COLLECTED MATERIAL:
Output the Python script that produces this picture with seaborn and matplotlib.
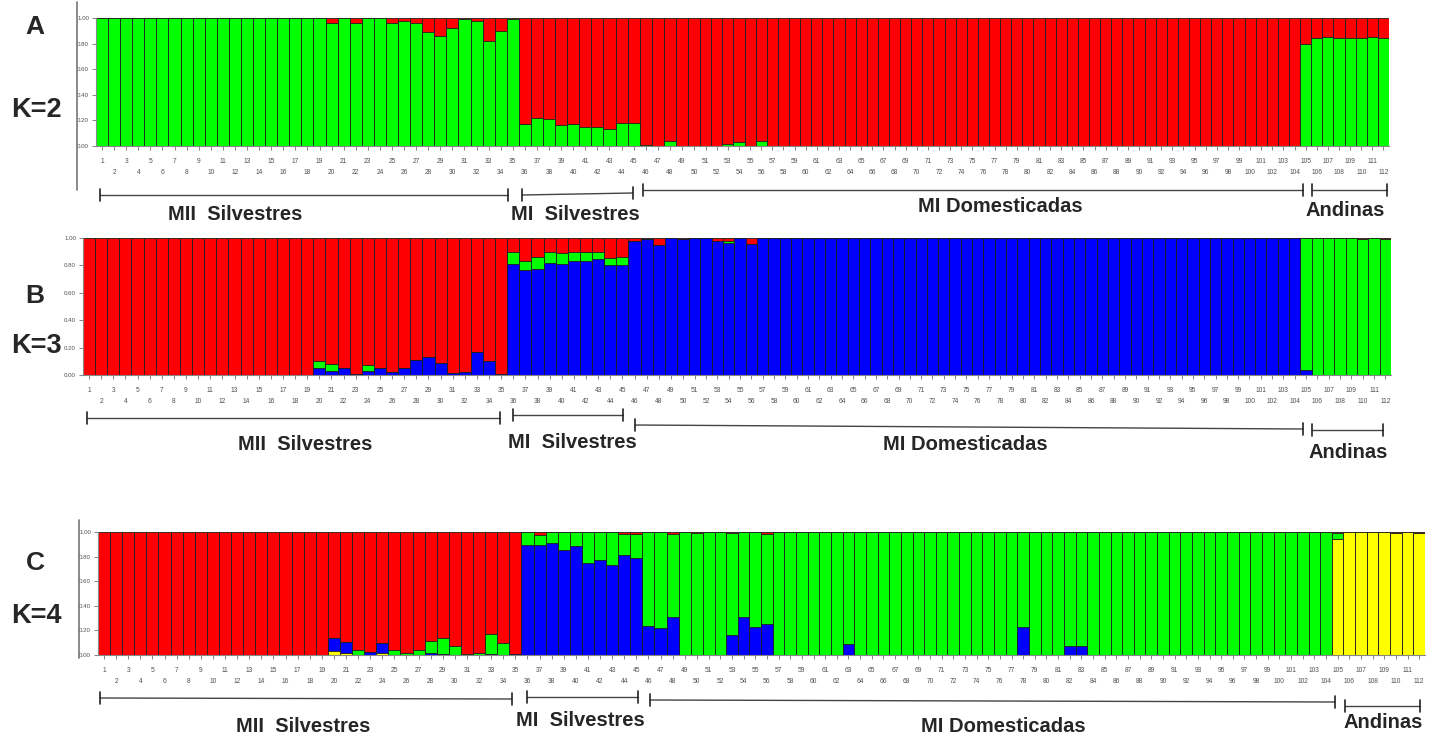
import numpy as np
import matplotlib
matplotlib.use("Agg")
import matplotlib.pyplot as plt
import seaborn as sns
from matplotlib.lines import Line2D

# ---------------- data ----------------
individuals = list(range(1, 113))

# K=2 : green membership (red = remainder)
A_green = ([1.0] * 19
           + [0.96, 1.0, 0.96, 1.0, 1.0, 0.96, 0.98, 0.96, 0.89, 0.86, 0.92, 0.99, 0.98, 0.82, 0.90, 0.99]
           + [0.17, 0.22, 0.21, 0.165, 0.17, 0.145, 0.145, 0.13, 0.18, 0.18]
           + [0.005, 0.0, 0.04, 0.0, 0.0]
           + [0.0, 0.0, 0.015, 0.035, 0.0, 0.04]
           + [0.0] * 48
           + [0.80, 0.84, 0.85, 0.84, 0.84, 0.84, 0.85, 0.84])

# K=3 : blue, green (red = remainder)
B_blue = ([0.0] * 19
          + [0.05, 0.027, 0.05, 0.007, 0.027, 0.05, 0.02, 0.05, 0.11, 0.134, 0.085, 0.012, 0.025, 0.17, 0.105, 0.007]
          + [0.81, 0.763, 0.776, 0.817, 0.81, 0.834, 0.834, 0.846, 0.80, 0.80]
          + [0.976, 0.99, 0.95, 1.0, 0.995, 1.0, 1.0, 0.98, 0.96, 1.0, 0.955]
          + [1.0] * 48
          + [0.035, 0.0, 0.0, 0.0, 0.0, 0.0, 0.0, 0.0])
B_green = ([0.0] * 19
           + [0.055, 0.053, 0.0, 0.0, 0.046, 0.0, 0.0, 0.0, 0.0, 0.0, 0.0, 0.0, 0.0, 0.0, 0.0, 0.0]
           + [0.09, 0.071, 0.083, 0.081, 0.08, 0.061, 0.066, 0.054, 0.054, 0.059]
           + [0.0, 0.0, 0.0, 0.0, 0.0, 0.0, 0.0, 0.0, 0.02, 0.0, 0.0]
           + [0.0] * 48
           + [0.965, 1.0, 1.0, 1.0, 1.0, 0.99, 1.0, 0.99])

# K=4 : yellow, blue, green (red = remainder)
C_yellow = ([0.0] * 19
            + [0.032, 0.019, 0.0, 0.0, 0.019, 0.0, 0.0, 0.0, 0.0, 0.0, 0.0, 0.0, 0.0, 0.0, 0.0, 0.0]
            + [0.0] * 10
            + [0.0] * 11
            + [0.0] * 48
            + [0.94, 1.0, 1.0, 1.0, 1.0, 0.995, 1.0, 0.995])
C_blue = ([0.0] * 19
          + [0.108, 0.089, 0.0, 0.022, 0.081, 0.0, 0.0, 0.0, 0.014, 0.005, 0.0, 0.0, 0.003, 0.008, 0.0, 0.005]
          + [0.892, 0.892, 0.914, 0.851, 0.886, 0.749, 0.77, 0.73, 0.816, 0.79]
          + [0.235, 0.216, 0.305, 0.0, 0.0, 0.0, 0.0, 0.163, 0.313, 0.229, 0.25]
          + [0.0] * 6 + [0.093] + [0.0] * 14 + [0.229] + [0.0] * 3 + [0.07, 0.07] + [0.0] * 21
          + [0.0] * 8)
C_green = ([0.0] * 19
           + [0.0, 0.0, 0.04, 0.0, 0.0, 0.04, 0.014, 0.04, 0.10, 0.13, 0.076, 0.008, 0.016, 0.162, 0.095, 0.0]
           + [0.108, 0.081, 0.086, 0.149, 0.114, 0.251, 0.23, 0.27, 0.17, 0.196]
           + [0.765, 0.784, 0.675, 1.0, 0.995, 1.0, 1.0, 0.832, 0.687, 0.771, 0.736]
           + [1.0] * 6 + [0.907] + [1.0] * 14 + [0.771] + [1.0] * 3 + [0.93, 0.93] + [1.0] * 21
           + [0.05, 0.0, 0.0, 0.0, 0.0, 0.0, 0.0, 0.0])

groups = ["MII  Silvestres", "MI  Silvestres", "MI Domesticadas", "Andinas"]
panel_letters = ["A", "B", "C"]
panel_k = ["K=2", "K=3", "K=4"]
ytick_vals = [0.0, 0.2, 0.4, 0.6, 0.8, 1.0]
ytick_labels = ["0.00", "0.20", "0.40", "0.60", "0.80", "1.00"]

RED, GREEN, BLUE, YELLOW = "#ff0000", "#00ff00", "#0000ff", "#ffff00"

# ---------------- figure ----------------
sns.set_style("white")
plt.rcParams["font.family"] = ["Liberation Sans", "DejaVu Sans"]

W, H = 1440, 740
fig = plt.figure(figsize=(W / 100, H / 100), dpi=100)


def px_axes(l, t, r, b):
    return fig.add_axes([l / W, 1 - b / H, (r - l) / W, (b - t) / H])


def make_scale(r):
    b = 49.5
    def fwd(x):
        x = np.asarray(x, dtype=float)
        return np.where(x < b, x, b + (x - b) * r)
    def inv(y):
        y = np.asarray(y, dtype=float)
        return np.where(y < b, y, b + (y - b) / r)
    return fwd, inv


def draw_panel(ax, layers, ratio):
    # layers bottom -> top ; red is the remainder on top
    stacks = []
    cum = np.zeros(len(individuals))
    for vals, col in layers:
        cum = cum + np.asarray(vals, dtype=float)
        stacks.append((cum.copy(), col))
    total = np.clip(cum, 0, None)
    red = np.clip(1.0 - total, 0, None)
    stacks.append((cum + red, RED))
    for heights, col in reversed(stacks):
        sns.barplot(x=individuals, y=heights, color=col, width=1.0, saturation=1,
                    edgecolor="#1e1e1e", linewidth=0.6, errorbar=None, ax=ax)
    ax.set_xscale("function", functions=make_scale(ratio))
    ax.set_xlim(-0.5, 111.5)
    ax.set_ylim(0, 1.0)
    odd = [i for i in individuals if i % 2 == 1]
    even = [i for i in individuals if i % 2 == 0]
    ax.set_xticks([i - 1 for i in odd], [str(i) for i in odd])
    ax.set_xticks([i - 1 for i in even], [str(i) for i in even], minor=True)
    ax.tick_params(axis="x", which="both", length=3, width=0.5, color="#555555",
                   labelsize=4.8, labelcolor="#505050", bottom=True)
    ax.tick_params(axis="x", which="major", pad=5.5)
    ax.tick_params(axis="x", which="minor", pad=13.5)
    ax.set_yticks(ytick_vals, ytick_labels)
    ax.tick_params(axis="y", length=3, width=0.5, color="#555555", labelsize=4.4,
                   labelcolor="#505050", pad=2, left=True)
    ax.set_xlabel("")
    ax.set_ylabel("")
    for s in ["top", "right"]:
        ax.spines[s].set_visible(False)
    for s in ["left", "bottom"]:
        ax.spines[s].set_color("#888888")
        ax.spines[s].set_linewidth(0.8)


axA = px_axes(96, 18, 1389, 146)
draw_panel(axA, [(A_green, GREEN)], 11.11 / 12.08)
axB = px_axes(83, 238, 1391, 375)
draw_panel(axB, [(B_blue, BLUE), (B_green, GREEN)], 11.32 / 12.12)
axC = px_axes(98, 532, 1425, 655)
draw_panel(axC, [(C_yellow, YELLOW), (C_blue, BLUE), (C_green, GREEN)], 11.65 / 12.1)

# frame lines from the original screenshots
for (x, y0, y1) in [(77, 2, 190), (79, 520, 658)]:
    fig.add_artist(Line2D([x / W, x / W], [1 - y0 / H, 1 - y1 / H], color="#777777", lw=1.2))

# panel labels
letter_y = [27, 296, 563]
k_y = [110, 346, 616]
for L, K, ly, ky in zip(panel_letters, panel_k, letter_y, k_y):
    fig.text(35 / W, 1 - ly / H, L, ha="center", va="center", fontsize=19, fontweight="bold")
    fig.text(36 / W, 1 - ky / H, K, ha="center", va="center", fontsize=19.5, fontweight="bold")

# group brackets and labels
brackets = [
    [(100, 508, 195, 195), (522, 633, 195, 193), (643, 1303, 190, 190), (1312, 1387, 190, 190)],
    [(87, 500, 418, 418), (513, 623, 415, 415), (635, 1303, 425, 429), (1312, 1383, 430, 430)],
    [(100, 512, 698, 699), (527, 638, 697, 697), (650, 1335, 700, 702), (1345, 1420, 706, 706)],
]
label_pos = [
    [(235, 215), (575, 215), (1000, 207), (1345, 210)],
    [(305, 445), (572, 443), (965, 445), (1348, 453)],
    [(303, 727), (580, 720), (1003, 727), (1383, 722)],
]
cap = 6
for row_b, row_l in zip(brackets, label_pos):
    for (x0, x1, y0, y1), (tx, ty), name in zip(row_b, row_l, groups):
        fig.add_artist(Line2D([x0 / W, x1 / W], [1 - y0 / H, 1 - y1 / H], color="#444444", lw=1.0))
        fig.add_artist(Line2D([x0 / W, x0 / W], [1 - (y0 - cap) / H, 1 - (y0 + cap) / H], color="#222222", lw=1.2))
        fig.add_artist(Line2D([x1 / W, x1 / W], [1 - (y1 - cap) / H, 1 - (y1 + cap) / H], color="#222222", lw=1.2))
        fig.text(tx / W, 1 - ty / H, name, ha="center", va="center", fontsize=14.5, fontweight="bold")

fig.savefig("out.png", dpi=100, facecolor="white")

STATED PROBLEM: Transcribe exactly, with no pictures, the lines running from the first line of the material through the line holding "0.84, 0.85, 0.84])".

EXERCISE OUTPUT:
Output the Python script that produces this picture with seaborn and matplotlib.
import numpy as np
import matplotlib
matplotlib.use("Agg")
import matplotlib.pyplot as plt
import seaborn as sns
from matplotlib.lines import Line2D

# ---------------- data ----------------
individuals = list(range(1, 113))

# K=2 : green membership (red = remainder)
A_green = ([1.0] * 19
           + [0.96, 1.0, 0.96, 1.0, 1.0, 0.96, 0.98, 0.96, 0.89, 0.86, 0.92, 0.99, 0.98, 0.82, 0.90, 0.99]
           + [0.17, 0.22, 0.21, 0.165, 0.17, 0.145, 0.145, 0.13, 0.18, 0.18]
           + [0.005, 0.0, 0.04, 0.0, 0.0]
           + [0.0, 0.0, 0.015, 0.035, 0.0, 0.04]
           + [0.0] * 48
           + [0.80, 0.84, 0.85, 0.84, 0.84, 0.84, 0.85, 0.84])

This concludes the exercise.